■ AIM
Extract word for word the lines of the listing from its start to the line holding "from matplotlib.ticker import FuncFormatter", both ends kept; pictures are not part of the copy.

■ DATASET EXTRACT
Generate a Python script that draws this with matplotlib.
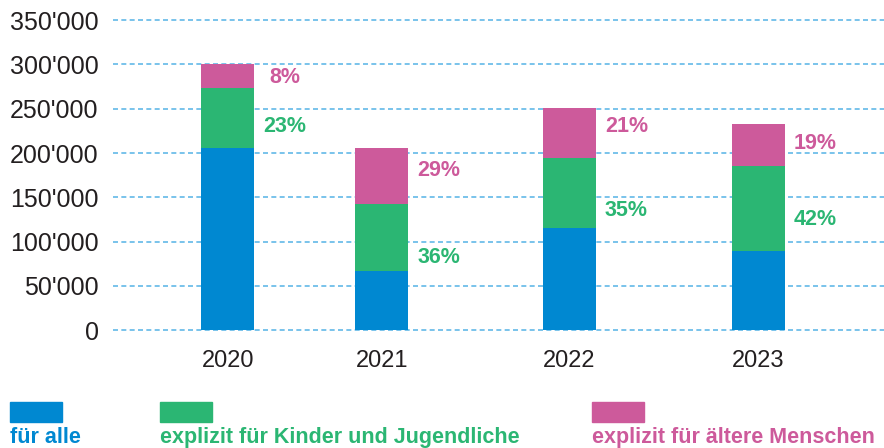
import matplotlib
matplotlib.use("Agg")
import matplotlib.pyplot as plt
from matplotlib.patches import Rectangle
from matplotlib.ticker import FuncFormatter

plt.rcParams['font.family'] = ['Liberation Sans', 'DejaVu Sans']

# Daten
jahre = ['2020', '2021', '2022', '2023']
fuer_alle = [205500, 66600, 115200, 89200]
kinder_jugendliche = [67700, 76000, 79000, 96700]
aeltere_menschen = [26800, 62900, 56100, 46700]
kinder_pct = ['23%', '36%', '35%', '42%']
aeltere_pct = ['8%', '29%', '21%', '19%']

# Layout (Positionen der Balken und Beschriftungen)
x_pos = [0, 1, 2.22, 3.445]
kinder_label_y = [230300, 82400, 135500, 125300]
aeltere_label_y = [285600, 180600, 230300, 211100]

blau = '#0088D1'
gruen = '#2BB673'
pink = '#CD5A9B'

fig = plt.figure(figsize=(8.84, 4.48), dpi=100)
ax = fig.add_axes([0.128, 0.263, 0.872, 0.692])

breite = 0.344
unten2 = fuer_alle
unten3 = [a + b for a, b in zip(fuer_alle, kinder_jugendliche)]
ax.bar(x_pos, fuer_alle, width=breite, color=blau, zorder=3)
ax.bar(x_pos, kinder_jugendliche, width=breite, bottom=unten2, color=gruen, zorder=3)
ax.bar(x_pos, aeltere_menschen, width=breite, bottom=unten3, color=pink, zorder=3)

for x, y, t in zip(x_pos, kinder_label_y, kinder_pct):
    ax.text(x + 0.37, y, t, color=gruen, fontsize=15.5, fontweight='bold',
            ha='center', va='center')
for x, y, t in zip(x_pos, aeltere_label_y, aeltere_pct):
    ax.text(x + 0.37, y, t, color=pink, fontsize=15.5, fontweight='bold',
            ha='center', va='center')

ax.set_xlim(-0.744, 4.263)
ax.set_ylim(0, 350000)
ax.set_yticks(range(0, 350001, 50000))
ax.yaxis.set_major_formatter(FuncFormatter(lambda v, p: f"{int(v):,}".replace(',', "'")))
ax.set_xticks(x_pos)
ax.set_xticklabels(jahre)
ax.tick_params(axis='y', length=0, pad=10.5, labelsize=18, labelcolor='#231F20')
ax.tick_params(axis='x', length=0, pad=14, labelsize=17, labelcolor='#231F20')
for s in ax.spines.values():
    s.set_visible(False)
ax.grid(axis='y', color='#62B9E8', linestyle=(0, (3, 2)), linewidth=1.2)
for gl in ax.get_ygridlines():
    gl.set_clip_on(False)
ax.set_axisbelow(True)

# Legende unten
W, H = 884, 448
eintraege = [(10, blau, 'für alle'),
             (160, gruen, 'explizit für Kinder und Jugendliche'),
             (592, pink, 'explizit für ältere Menschen')]
for x0, farbe, text in eintraege:
    fig.patches.append(Rectangle((x0 / W, (H - 422) / H), 52 / W, 20 / H,
                                 transform=fig.transFigure, color=farbe))
    fig.text(x0 / W, 5 / H, text, color=farbe, fontsize=15.5, fontweight='bold',
             ha='left', va='baseline')

fig.savefig('out.png', dpi=100)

■ WRITTEN SOLUTION
Generate a Python script that draws this with matplotlib.
import matplotlib
matplotlib.use("Agg")
import matplotlib.pyplot as plt
from matplotlib.patches import Rectangle
from matplotlib.ticker import FuncFormatter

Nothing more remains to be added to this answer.